Start of SOURCE DATA

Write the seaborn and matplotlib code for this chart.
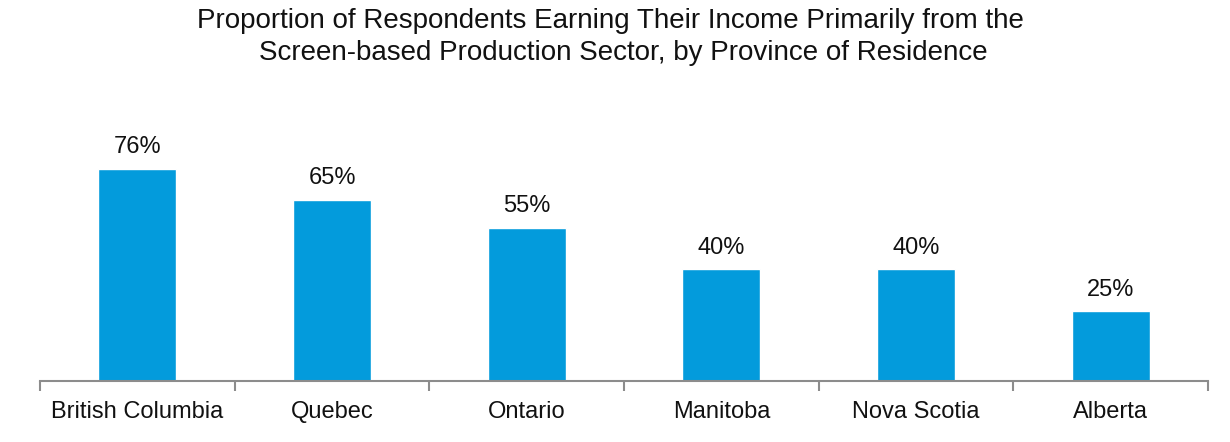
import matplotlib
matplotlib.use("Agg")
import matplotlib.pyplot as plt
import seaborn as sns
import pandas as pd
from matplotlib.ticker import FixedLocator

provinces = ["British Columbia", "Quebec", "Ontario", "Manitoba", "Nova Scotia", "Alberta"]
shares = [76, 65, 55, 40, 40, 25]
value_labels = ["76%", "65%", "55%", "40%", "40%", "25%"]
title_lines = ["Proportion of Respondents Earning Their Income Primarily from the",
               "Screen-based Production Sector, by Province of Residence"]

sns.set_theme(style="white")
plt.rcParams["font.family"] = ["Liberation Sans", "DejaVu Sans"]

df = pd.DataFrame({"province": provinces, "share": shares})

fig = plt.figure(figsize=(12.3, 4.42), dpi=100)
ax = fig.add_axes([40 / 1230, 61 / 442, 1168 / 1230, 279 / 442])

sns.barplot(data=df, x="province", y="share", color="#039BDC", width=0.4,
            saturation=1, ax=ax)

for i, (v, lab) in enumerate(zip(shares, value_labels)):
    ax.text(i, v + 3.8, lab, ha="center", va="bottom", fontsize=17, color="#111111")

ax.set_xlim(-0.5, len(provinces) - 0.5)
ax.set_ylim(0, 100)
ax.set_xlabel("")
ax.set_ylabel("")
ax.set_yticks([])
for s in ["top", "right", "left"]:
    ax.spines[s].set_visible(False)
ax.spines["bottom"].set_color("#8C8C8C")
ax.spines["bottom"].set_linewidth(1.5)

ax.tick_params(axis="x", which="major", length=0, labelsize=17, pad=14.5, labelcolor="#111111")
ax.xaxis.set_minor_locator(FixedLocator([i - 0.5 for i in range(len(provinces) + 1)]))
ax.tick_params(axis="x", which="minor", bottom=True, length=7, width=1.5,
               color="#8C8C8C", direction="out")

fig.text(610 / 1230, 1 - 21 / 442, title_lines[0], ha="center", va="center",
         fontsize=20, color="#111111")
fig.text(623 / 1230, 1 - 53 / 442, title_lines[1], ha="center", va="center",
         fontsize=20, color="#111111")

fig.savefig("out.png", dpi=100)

End of SOURCE DATA

▶ [EXERCISE DETAILS]:
Within the listing above, copy each line that has the string "seaborn".

▶ [EXPECTED ANSWER]:
Write the seaborn and matplotlib code for this chart.
import seaborn as sns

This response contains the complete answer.